(Stored records)
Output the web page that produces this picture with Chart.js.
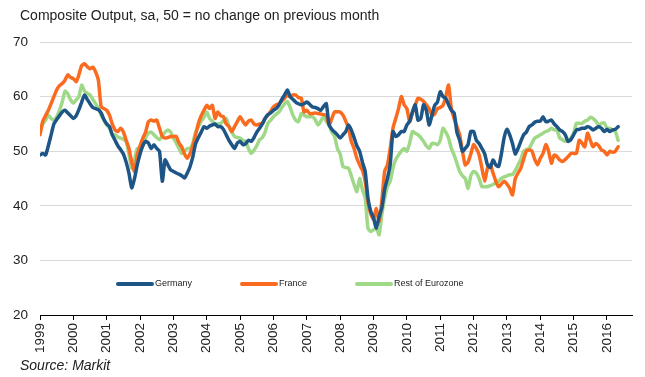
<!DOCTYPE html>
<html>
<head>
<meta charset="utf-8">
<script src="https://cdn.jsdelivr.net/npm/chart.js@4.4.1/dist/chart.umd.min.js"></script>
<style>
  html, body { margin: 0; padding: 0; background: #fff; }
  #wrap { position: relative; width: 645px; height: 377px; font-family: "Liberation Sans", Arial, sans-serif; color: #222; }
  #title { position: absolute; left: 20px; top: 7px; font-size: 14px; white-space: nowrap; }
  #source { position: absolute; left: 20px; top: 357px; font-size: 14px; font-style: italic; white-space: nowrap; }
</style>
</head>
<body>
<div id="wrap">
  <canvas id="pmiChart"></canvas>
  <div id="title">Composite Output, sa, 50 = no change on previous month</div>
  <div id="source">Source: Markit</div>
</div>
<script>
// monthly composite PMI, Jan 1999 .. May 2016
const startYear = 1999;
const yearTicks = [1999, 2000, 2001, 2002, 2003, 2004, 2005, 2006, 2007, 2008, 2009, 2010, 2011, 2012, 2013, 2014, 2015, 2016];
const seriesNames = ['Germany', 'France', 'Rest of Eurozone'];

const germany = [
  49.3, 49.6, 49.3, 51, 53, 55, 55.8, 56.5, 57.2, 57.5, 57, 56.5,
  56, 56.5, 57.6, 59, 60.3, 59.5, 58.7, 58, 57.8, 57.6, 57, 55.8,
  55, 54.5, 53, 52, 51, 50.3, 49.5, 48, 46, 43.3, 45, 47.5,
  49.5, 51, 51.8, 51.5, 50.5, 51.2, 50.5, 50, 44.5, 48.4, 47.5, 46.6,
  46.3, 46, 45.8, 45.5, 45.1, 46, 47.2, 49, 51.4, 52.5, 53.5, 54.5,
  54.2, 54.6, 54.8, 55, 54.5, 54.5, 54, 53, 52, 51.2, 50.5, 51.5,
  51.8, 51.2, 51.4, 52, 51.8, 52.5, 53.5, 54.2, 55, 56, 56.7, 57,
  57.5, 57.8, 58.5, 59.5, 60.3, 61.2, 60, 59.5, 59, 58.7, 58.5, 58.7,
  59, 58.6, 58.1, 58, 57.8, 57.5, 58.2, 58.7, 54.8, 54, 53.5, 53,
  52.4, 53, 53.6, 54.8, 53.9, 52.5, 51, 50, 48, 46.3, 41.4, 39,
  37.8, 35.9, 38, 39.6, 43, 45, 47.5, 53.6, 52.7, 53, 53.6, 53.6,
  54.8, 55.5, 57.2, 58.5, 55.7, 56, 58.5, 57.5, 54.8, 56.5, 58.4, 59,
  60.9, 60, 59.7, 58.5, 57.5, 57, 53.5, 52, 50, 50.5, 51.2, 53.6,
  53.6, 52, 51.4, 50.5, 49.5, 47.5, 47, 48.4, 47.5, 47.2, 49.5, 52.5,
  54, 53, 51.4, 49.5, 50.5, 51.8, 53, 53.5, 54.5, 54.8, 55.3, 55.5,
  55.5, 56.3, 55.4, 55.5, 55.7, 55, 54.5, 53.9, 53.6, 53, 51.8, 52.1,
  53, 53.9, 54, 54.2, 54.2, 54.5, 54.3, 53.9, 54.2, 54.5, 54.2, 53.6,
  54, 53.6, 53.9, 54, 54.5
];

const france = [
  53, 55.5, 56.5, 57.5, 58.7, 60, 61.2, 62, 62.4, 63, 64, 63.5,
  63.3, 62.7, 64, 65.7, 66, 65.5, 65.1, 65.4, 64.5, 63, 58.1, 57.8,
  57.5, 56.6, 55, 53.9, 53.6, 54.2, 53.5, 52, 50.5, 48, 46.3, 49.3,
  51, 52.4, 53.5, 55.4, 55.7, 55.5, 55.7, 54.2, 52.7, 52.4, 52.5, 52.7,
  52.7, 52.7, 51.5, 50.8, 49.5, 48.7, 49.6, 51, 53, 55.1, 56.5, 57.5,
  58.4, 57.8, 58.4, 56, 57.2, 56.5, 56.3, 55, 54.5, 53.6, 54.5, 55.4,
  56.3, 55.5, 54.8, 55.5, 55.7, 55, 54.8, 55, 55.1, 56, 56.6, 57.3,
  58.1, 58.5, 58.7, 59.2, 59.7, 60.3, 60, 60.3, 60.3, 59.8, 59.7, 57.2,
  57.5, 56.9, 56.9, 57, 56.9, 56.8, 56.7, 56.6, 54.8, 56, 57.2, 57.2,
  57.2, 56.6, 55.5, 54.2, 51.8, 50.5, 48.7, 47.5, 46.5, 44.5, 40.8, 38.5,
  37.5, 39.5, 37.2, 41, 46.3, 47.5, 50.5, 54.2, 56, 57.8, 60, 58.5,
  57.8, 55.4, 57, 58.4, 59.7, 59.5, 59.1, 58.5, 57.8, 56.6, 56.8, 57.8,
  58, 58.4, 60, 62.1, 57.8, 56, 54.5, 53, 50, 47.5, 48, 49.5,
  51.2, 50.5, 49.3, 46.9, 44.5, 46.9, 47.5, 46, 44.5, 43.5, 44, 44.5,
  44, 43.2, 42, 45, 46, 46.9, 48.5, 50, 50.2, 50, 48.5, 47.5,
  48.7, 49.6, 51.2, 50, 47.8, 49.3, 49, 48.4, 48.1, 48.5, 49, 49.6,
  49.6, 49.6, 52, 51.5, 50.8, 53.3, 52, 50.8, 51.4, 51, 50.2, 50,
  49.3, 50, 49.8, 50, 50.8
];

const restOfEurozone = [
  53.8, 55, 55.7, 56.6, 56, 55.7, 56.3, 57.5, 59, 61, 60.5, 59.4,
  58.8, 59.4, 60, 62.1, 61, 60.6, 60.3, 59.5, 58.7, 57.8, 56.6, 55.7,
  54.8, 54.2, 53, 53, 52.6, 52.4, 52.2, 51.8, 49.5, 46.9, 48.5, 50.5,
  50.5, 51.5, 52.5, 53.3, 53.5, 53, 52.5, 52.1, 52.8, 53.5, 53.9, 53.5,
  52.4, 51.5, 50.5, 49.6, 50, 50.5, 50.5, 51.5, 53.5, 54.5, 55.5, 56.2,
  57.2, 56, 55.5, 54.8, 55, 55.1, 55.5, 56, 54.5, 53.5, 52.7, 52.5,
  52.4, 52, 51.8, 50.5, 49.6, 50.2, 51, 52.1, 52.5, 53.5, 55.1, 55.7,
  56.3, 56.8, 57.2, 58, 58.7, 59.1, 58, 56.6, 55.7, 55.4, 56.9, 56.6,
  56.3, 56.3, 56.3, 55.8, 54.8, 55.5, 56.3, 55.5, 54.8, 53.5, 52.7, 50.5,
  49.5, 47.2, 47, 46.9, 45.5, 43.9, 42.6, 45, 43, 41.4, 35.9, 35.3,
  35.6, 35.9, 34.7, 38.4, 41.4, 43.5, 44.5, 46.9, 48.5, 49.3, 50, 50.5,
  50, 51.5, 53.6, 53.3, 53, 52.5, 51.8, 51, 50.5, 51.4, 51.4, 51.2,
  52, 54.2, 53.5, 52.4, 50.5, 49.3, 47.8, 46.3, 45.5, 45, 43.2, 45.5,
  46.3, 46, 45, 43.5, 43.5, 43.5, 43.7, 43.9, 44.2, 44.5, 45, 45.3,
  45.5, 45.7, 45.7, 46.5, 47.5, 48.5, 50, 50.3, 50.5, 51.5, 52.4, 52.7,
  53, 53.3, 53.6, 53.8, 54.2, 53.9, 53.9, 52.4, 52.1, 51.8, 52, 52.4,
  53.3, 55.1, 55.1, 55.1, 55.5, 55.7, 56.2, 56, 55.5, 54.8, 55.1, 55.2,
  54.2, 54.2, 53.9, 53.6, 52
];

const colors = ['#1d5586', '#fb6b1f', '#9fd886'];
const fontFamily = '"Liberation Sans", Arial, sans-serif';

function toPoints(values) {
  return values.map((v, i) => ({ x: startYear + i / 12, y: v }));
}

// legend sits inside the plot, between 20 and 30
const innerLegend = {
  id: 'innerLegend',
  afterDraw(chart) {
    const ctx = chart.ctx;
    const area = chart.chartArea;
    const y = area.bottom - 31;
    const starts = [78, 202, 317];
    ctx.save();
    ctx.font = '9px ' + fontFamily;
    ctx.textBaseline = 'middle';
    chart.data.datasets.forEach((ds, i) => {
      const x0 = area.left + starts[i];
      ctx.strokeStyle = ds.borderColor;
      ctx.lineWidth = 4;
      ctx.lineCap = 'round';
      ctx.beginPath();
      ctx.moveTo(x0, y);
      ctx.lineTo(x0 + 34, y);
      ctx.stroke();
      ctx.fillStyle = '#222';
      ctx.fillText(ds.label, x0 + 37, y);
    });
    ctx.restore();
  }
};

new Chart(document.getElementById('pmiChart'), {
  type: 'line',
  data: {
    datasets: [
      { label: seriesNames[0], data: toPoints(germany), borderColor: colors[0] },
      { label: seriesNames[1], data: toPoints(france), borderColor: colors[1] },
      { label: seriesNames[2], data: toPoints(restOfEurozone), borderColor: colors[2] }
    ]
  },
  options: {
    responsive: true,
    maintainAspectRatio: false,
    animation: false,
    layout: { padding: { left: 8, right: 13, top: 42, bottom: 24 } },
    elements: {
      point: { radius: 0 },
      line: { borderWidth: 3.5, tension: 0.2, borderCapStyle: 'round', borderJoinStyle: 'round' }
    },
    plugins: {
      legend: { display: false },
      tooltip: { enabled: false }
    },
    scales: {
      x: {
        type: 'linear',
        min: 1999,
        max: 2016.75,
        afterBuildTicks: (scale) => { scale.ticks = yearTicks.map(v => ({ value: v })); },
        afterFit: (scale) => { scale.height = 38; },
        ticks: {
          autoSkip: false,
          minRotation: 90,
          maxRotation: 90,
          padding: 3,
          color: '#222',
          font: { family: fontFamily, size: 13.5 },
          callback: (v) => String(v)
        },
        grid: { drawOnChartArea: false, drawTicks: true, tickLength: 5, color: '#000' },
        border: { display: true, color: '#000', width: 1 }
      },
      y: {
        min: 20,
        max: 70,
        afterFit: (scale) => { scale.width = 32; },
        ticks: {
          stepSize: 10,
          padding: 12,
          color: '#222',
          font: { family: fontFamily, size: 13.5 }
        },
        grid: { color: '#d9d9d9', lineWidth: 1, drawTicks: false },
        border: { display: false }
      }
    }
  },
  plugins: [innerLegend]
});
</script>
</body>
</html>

---

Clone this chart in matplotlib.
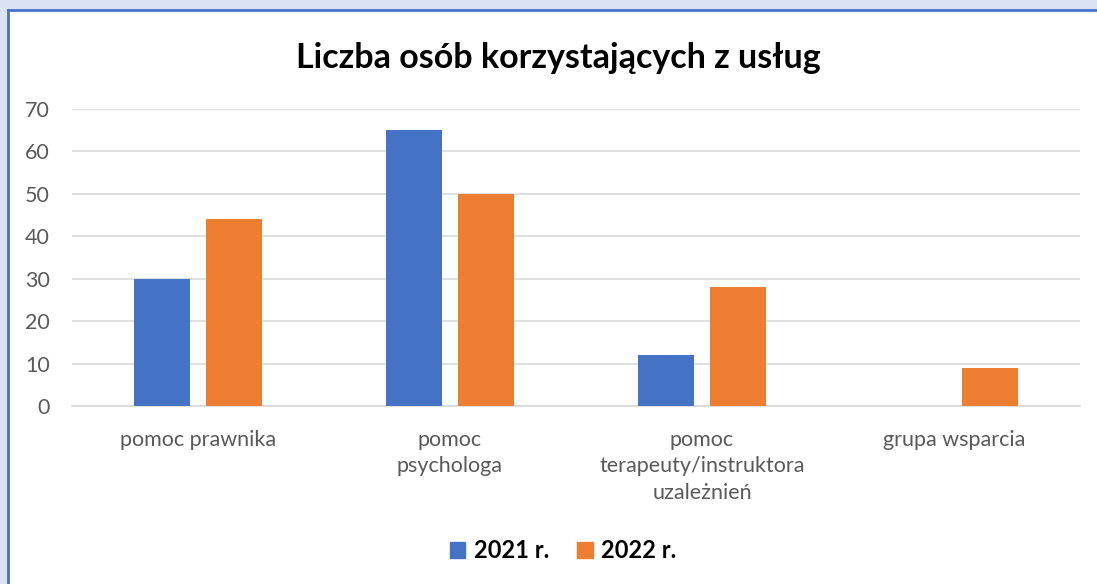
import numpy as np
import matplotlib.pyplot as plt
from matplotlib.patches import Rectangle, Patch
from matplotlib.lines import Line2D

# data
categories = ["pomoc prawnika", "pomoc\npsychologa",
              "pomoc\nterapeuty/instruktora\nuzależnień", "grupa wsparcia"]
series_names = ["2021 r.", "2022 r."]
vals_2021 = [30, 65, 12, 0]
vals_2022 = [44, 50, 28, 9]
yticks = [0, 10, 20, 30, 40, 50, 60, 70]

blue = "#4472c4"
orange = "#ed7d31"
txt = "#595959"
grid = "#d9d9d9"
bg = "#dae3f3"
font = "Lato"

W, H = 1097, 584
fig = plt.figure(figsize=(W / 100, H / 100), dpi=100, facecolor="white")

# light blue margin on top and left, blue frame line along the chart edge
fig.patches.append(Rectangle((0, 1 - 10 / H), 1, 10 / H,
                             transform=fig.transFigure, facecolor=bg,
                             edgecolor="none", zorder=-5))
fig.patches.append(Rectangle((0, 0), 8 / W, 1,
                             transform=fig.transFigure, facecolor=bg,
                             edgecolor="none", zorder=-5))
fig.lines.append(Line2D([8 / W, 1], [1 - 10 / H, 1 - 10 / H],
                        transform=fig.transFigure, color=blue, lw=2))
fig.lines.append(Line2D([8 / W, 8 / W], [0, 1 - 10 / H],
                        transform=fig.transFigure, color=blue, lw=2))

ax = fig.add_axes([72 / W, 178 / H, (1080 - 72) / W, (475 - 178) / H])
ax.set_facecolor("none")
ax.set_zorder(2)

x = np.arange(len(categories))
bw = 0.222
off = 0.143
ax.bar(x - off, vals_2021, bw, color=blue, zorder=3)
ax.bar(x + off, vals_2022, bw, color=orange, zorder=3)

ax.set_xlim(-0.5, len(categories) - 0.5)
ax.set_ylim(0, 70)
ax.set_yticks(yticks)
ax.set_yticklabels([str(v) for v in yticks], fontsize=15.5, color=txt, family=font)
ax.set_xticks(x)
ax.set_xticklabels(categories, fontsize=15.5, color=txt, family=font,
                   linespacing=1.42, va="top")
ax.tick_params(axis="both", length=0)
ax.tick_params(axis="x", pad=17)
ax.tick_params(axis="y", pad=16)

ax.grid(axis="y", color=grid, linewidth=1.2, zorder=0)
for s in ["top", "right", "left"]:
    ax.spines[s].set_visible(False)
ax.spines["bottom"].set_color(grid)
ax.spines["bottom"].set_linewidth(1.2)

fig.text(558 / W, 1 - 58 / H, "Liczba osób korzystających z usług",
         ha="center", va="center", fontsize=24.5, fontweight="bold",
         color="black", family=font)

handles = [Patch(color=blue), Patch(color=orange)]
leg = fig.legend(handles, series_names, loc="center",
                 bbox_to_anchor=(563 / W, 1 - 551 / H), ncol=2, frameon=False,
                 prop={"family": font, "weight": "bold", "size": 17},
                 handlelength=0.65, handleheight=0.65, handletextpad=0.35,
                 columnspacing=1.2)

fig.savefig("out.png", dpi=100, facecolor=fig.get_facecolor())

---

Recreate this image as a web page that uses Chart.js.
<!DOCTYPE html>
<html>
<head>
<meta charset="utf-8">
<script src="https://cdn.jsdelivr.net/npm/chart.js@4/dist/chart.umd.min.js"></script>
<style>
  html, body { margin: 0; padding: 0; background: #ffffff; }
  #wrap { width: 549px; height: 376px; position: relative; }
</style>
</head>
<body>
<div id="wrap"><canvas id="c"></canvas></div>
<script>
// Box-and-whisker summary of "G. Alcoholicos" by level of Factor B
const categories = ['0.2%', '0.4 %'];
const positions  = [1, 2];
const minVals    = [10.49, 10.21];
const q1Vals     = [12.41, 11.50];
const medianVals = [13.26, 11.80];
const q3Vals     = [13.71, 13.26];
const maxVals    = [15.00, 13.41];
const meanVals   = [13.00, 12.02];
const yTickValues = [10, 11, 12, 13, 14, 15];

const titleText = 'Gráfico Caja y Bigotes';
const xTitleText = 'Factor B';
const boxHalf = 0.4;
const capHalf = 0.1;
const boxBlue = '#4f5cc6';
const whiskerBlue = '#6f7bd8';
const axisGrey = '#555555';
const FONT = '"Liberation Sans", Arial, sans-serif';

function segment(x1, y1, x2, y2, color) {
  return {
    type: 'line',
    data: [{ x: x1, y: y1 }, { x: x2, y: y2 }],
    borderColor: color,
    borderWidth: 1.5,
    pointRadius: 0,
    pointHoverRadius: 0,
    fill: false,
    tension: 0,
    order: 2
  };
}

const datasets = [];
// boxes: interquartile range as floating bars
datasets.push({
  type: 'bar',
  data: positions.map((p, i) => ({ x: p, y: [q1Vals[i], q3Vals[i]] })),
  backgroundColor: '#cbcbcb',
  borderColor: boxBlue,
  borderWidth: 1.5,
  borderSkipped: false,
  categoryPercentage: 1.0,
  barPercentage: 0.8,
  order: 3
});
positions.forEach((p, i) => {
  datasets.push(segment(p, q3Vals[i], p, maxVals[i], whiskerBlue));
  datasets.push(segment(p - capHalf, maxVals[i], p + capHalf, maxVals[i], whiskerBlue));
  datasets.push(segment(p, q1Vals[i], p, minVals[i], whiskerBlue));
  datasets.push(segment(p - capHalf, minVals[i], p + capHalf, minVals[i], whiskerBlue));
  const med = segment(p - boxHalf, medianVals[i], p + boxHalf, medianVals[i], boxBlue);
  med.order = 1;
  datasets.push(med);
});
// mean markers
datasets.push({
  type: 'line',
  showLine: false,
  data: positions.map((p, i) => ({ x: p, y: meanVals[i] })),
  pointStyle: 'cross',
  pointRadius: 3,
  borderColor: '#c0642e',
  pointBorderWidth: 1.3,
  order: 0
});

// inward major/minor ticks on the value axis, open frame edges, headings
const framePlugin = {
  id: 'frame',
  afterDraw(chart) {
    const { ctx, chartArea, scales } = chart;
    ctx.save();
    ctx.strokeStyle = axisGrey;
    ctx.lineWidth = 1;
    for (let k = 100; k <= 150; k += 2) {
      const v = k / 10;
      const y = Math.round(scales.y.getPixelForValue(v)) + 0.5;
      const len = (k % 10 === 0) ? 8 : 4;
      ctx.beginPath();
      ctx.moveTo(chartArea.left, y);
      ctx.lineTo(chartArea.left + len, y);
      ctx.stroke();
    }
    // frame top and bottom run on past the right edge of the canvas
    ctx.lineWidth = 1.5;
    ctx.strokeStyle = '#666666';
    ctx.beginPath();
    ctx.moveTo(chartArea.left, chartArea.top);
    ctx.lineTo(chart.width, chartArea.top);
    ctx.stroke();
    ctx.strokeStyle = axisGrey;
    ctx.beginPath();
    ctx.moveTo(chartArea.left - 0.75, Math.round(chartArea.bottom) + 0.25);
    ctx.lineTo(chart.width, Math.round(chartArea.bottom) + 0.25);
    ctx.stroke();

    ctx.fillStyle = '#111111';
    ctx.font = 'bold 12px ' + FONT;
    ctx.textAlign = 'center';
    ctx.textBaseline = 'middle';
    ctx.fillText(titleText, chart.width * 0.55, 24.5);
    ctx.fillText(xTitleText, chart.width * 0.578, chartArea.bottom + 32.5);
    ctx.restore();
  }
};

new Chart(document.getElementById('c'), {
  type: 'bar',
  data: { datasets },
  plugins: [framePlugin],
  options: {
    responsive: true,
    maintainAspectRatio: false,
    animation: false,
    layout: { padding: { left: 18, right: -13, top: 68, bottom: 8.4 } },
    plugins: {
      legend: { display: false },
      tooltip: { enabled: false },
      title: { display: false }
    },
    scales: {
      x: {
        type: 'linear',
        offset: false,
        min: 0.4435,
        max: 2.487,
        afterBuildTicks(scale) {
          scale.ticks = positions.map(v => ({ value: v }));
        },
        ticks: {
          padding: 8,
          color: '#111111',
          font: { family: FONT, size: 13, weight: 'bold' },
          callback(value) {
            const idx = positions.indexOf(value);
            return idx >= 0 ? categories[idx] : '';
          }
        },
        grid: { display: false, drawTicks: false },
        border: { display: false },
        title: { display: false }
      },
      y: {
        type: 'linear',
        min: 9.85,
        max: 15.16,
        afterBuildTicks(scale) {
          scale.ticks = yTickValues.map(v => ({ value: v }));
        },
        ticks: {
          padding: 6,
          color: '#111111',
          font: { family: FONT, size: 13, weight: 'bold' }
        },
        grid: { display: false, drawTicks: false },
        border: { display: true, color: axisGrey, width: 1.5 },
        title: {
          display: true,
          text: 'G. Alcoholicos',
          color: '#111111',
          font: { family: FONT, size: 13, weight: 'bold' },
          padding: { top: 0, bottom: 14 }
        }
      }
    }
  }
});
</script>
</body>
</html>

Written instruction: How many lines of the data contain the word "this"? Answer with the number alone.

The response: 3